The next few months were focused on working with our community of clients to deliver the day-to-day whilst navigating the uncertainty of the early-stage pandemic. As we started coming out of COVID and started seeing some certainty coming back into the market, a few challenges came to our attention. Not least of which was a need to have some certainty about how Working from Home would form a longer-term part of working life at Envisage.

 

Why implement a Hybrid Work policy?

Many experts have said that, since COVID hit in 2020, the world of work has irreversibly changed. In many industries it has become the norm for employees to expect their employer to offer flexible work arrangements, both in terms of when they work, and where they work. In recruiting talent over the last two years, it has certainly been an important element of the value proposition we required as an employer to compete for, and retain, the best in the pool of tech talent.

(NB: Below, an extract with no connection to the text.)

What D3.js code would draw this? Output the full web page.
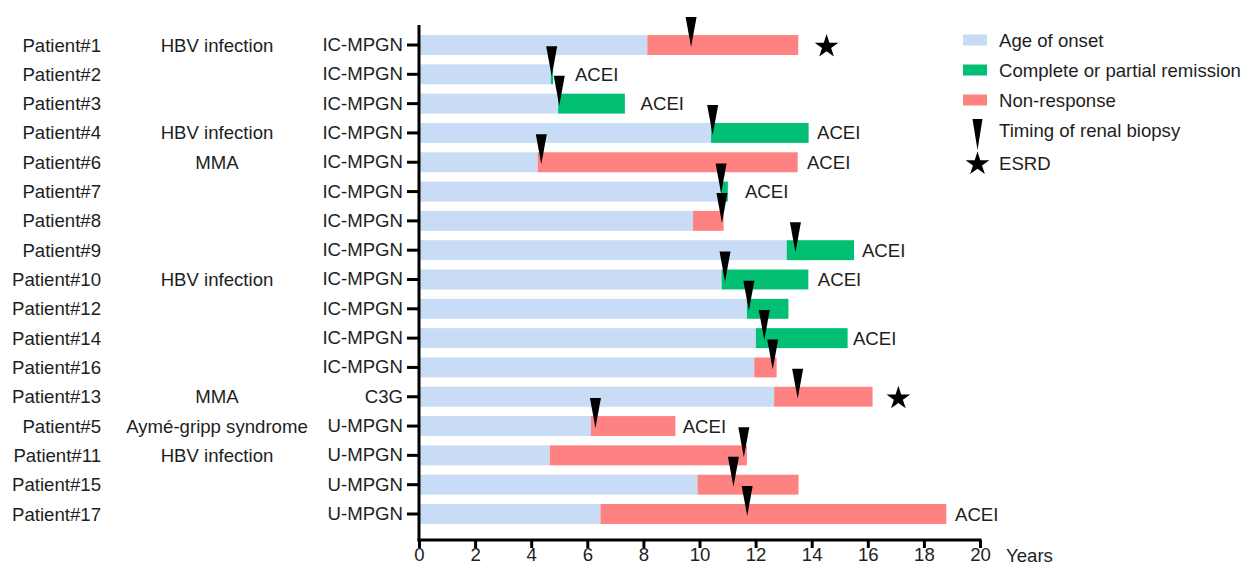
<!DOCTYPE html>
<html>
<head>
<meta charset="utf-8">
<script src="https://cdn.jsdelivr.net/npm/d3@7/dist/d3.min.js"></script>
<style>
  html, body { margin: 0; padding: 0; background: #fff; }
  svg { display: block; font-family: "Liberation Sans", Arial, Helvetica, sans-serif; }
  text { fill: #1e1e1e; font-size: 18.6px; }
</style>
</head>
<body>
<svg id="chart" width="1245" height="565"></svg>
<script>
// ---------------- data ----------------
const patients = ["Patient#1","Patient#2","Patient#3","Patient#4","Patient#6","Patient#7","Patient#8","Patient#9","Patient#10","Patient#12","Patient#14","Patient#16","Patient#13","Patient#5","Patient#11","Patient#15","Patient#17"];
const causes = ["HBV infection","","","HBV infection","MMA","","","","HBV infection","","","","MMA","Aymé-gripp syndrome","HBV infection","",""];
const pathology = ["IC-MPGN","IC-MPGN","IC-MPGN","IC-MPGN","IC-MPGN","IC-MPGN","IC-MPGN","IC-MPGN","IC-MPGN","IC-MPGN","IC-MPGN","IC-MPGN","C3G","U-MPGN","U-MPGN","U-MPGN","U-MPGN"];
// age of onset (years)
const onsetAge = [8.14,4.70,4.96,10.41,4.23,10.76,9.77,13.11,10.79,11.69,12.01,11.95,12.66,6.13,4.66,9.93,6.47];
// end of follow-up (years)
const followUpEnd = [13.52,4.78,7.34,13.89,13.50,11.01,10.86,15.51,13.88,13.17,15.28,12.75,16.17,9.14,11.69,13.53,18.80];
// outcome after onset: "remission" or "non"
const outcome = ["non","remission","remission","remission","non","remission","non","remission","remission","remission","remission","non","non","non","non","non","non"];
// age at renal biopsy (years)
const biopsyAge = [9.70,4.73,5.00,10.47,4.36,10.77,10.80,13.42,10.91,11.76,12.31,12.61,13.50,6.29,11.58,11.21,11.70];
// ACEI annotation (years at which label sits), null = none
const aceiAt = [null,5.56,7.90,14.19,13.83,11.62,null,15.79,14.22,null,15.47,null,null,9.40,null,null,19.11];
// ESRD (years at which the star sits), null = none
const esrdAt = [14.53,null,null,null,null,null,null,null,null,null,null,null,17.09,null,null,null,null];
const xTicks = [0,2,4,6,8,10,12,14,16,18,20];
const legendLabels = ["Age of onset","Complete or partial remission","Non-response","Timing of renal biopsy","ESRD"];

// ---------------- styles ----------------
const colors = { onset: "#c8dcf6", remission: "#02bf74", non: "#ff8282" };
const FS = 18.6;

const svg = d3.select("#chart");
const x = d3.scaleLinear().domain([0, 20]).range([419, 980]);
const y = d3.scaleBand().domain(patients).range([30.35, 528.65]).paddingInner(0.32).paddingOuter(0.16);
const bw = y.bandwidth();
const cy = p => y(p) + bw / 2;

const rows = patients.map((p, i) => ({
  p, cause: causes[i], path: pathology[i], onset: onsetAge[i], end: followUpEnd[i],
  outcome: outcome[i], biopsy: biopsyAge[i], acei: aceiAt[i], esrd: esrdAt[i]
}));

// bars: onset
svg.append("g").selectAll("rect").data(rows).join("rect")
  .attr("x", x(0)).attr("y", d => y(d.p))
  .attr("width", d => x(d.onset) - x(0)).attr("height", bw)
  .attr("fill", colors.onset);
// bars: outcome
svg.append("g").selectAll("rect").data(rows).join("rect")
  .attr("x", d => x(d.onset)).attr("y", d => y(d.p))
  .attr("width", d => x(d.end) - x(d.onset)).attr("height", bw)
  .attr("fill", d => colors[d.outcome]);

// biopsy markers
const marker = (cx, top, tip, w) => `M${cx - w/2},${top}L${cx + w/2},${top}L${cx},${tip}Z`;
svg.append("g").selectAll("path").data(rows).join("path")
  .attr("d", d => marker(x(d.biopsy), cy(d.p) - 28, cy(d.p) + 2, 11))
  .attr("fill", "#000");

// ACEI labels
svg.append("g").selectAll("text").data(rows.filter(d => d.acei != null)).join("text")
  .attr("x", d => x(d.acei)).attr("y", d => cy(d.p))
  .attr("dy", "0.35em").text("ACEI");

// ESRD stars
const star = d3.symbol().type(d3.symbolStar).size(175);
svg.append("g").selectAll("path").data(rows.filter(d => d.esrd != null)).join("path")
  .attr("transform", d => `translate(${x(d.esrd)},${cy(d.p) + 1.5})`)
  .attr("d", star()).attr("fill", "#000");

// patient names (right aligned)
svg.append("g").selectAll("text").data(rows).join("text")
  .attr("x", 101).attr("y", d => cy(d.p)).attr("dy", "0.35em")
  .attr("text-anchor", "end").text(d => d.p);
// causes (centered)
svg.append("g").selectAll("text").data(rows.filter(d => d.cause)).join("text")
  .attr("x", 217).attr("y", d => cy(d.p)).attr("dy", "0.35em")
  .attr("text-anchor", "middle").text(d => d.cause);

// y axis (pathology labels)
const yAxis = d3.axisLeft(y).tickSize(12).tickPadding(4).tickFormat((p, i) => pathology[i]);
const gy = svg.append("g").attr("transform", `translate(${x(0)},0)`).call(yAxis);
gy.select(".domain").remove();
gy.selectAll(".tick line").attr("stroke", "#000").attr("stroke-width", 3);
gy.selectAll(".tick text").attr("font-size", FS).attr("fill", "#1e1e1e")
  .attr("font-family", "Liberation Sans, Arial, sans-serif");
svg.append("line").attr("x1", x(0)).attr("x2", x(0)).attr("y1", 25).attr("y2", 541.5)
  .attr("stroke", "#000").attr("stroke-width", 3);

// x axis
const xAxis = d3.axisBottom(x).tickValues(xTicks).tickSize(8).tickPadding(0).tickFormat(d3.format("d"));
const gx = svg.append("g").attr("transform", "translate(0,540)").call(xAxis);
gx.select(".domain").remove();
gx.selectAll(".tick line").attr("stroke", "#000").attr("stroke-width", 3);
gx.selectAll(".tick text").attr("font-size", 18).attr("fill", "#1e1e1e")
  .attr("font-family", "Liberation Sans, Arial, sans-serif").attr("dy", "0.68em");
svg.append("line").attr("x1", x(0) - 1.5).attr("x2", x(20) + 1.5).attr("y1", 540).attr("y2", 540)
  .attr("stroke", "#000").attr("stroke-width", 3);
svg.append("text").attr("x", 1006).attr("y", 555).attr("dy", "0.35em").attr("font-size", 18).text("Years");

// legend
const lg = svg.append("g");
const lgY = [40, 70, 100, 130, 163];
const swatchColors = [colors.onset, colors.remission, colors.non];
swatchColors.forEach((c, i) => {
  lg.append("rect").attr("x", 963).attr("y", lgY[i] - 5.5).attr("width", 24).attr("height", 11).attr("fill", c);
});
lg.append("path").attr("d", marker(977.5, 119, 150, 10)).attr("fill", "#000");
lg.append("path").attr("transform", `translate(977.5,164)`).attr("d", star()).attr("fill", "#000");
legendLabels.forEach((t, i) => {
  lg.append("text").attr("x", 999).attr("y", lgY[i]).attr("dy", "0.35em").text(t);
});
</script>
</body>
</html>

As with all policies, a Hybrid Work Policy helps gives clarity as to how the arrangement at your organisation works. There are several areas where different decisions need to be made:

  • Will full remote be an option?
  • Does it need to be the same days in the office each week?
  • What sort of availability is required when WfH?
  • What tools will the organisation provide to setup a home office?
  • What space will the employee work from when in the office?
  • How will the organisation ensure the work environment at home is suitable?
  • How can the agreement be varied?

 

Developing our own hybrid policy

The growth of the Envisage team had lead to us engaging with the great Nikki Jenkinson from Common Goal Consulting to help us put structure around how we manage the lifecycle of our team.

A policy review had already highlighted the need to put certainty around Hybrid Work at Envisage. The policy was moved up the list of priorities as we rapidly began to run out of space in the office to house the burgeoning team.

Nikki helped us draft a policy that gave clarity to the questions outlined above and put in place a procedure for how we manage the process of approving Hybrid and Remote working arrangements on a case-by-case basis. Part of the trade-off the policy allowed us to achieve was the clarification of rights to a dedicated workspace in the office, solving our challenge of fitting everyone into our existing lease.

Whilst the policy was named for Hybrid work, we retained the option for people to work from the office and retain a dedicated workspace as, whilst the market is shifting towards flexible arrangements, it is by no means odd to have team members who still like the separation of work and home life through different physical spaces for each.

We also had projects to implement the tools required to make working to the policy easy in the later stages of their Proof of Concepts; Forms amplified by Power Automate for approvals and Teams Shifts for day to day location visibility.

It was just before we were ready to roll out that we realised that we had a blind spot.

When there is a substantial shift required to achieve a change, the decision has gravity. It draws in attention and pulls toward it all the factors that need consideration. 

The fact that we didn’t have to re-architect our technology and workflows to move to a hybrid working model reduced the barrier to implementing it. For Envisage it reduced it to such a low level that it didn’t pull in the full range of factors for consideration. It was framed as a low impact change, when, in reality, it means evaluating everything when it comes to our cultural norms.

As part of that process, we really needed to shift our question from “’How do we put certainty around working from a range of locations?’ Up to the higher order question ‘How do we adjust to a hybrid organisation that was once built on its strong office culture?’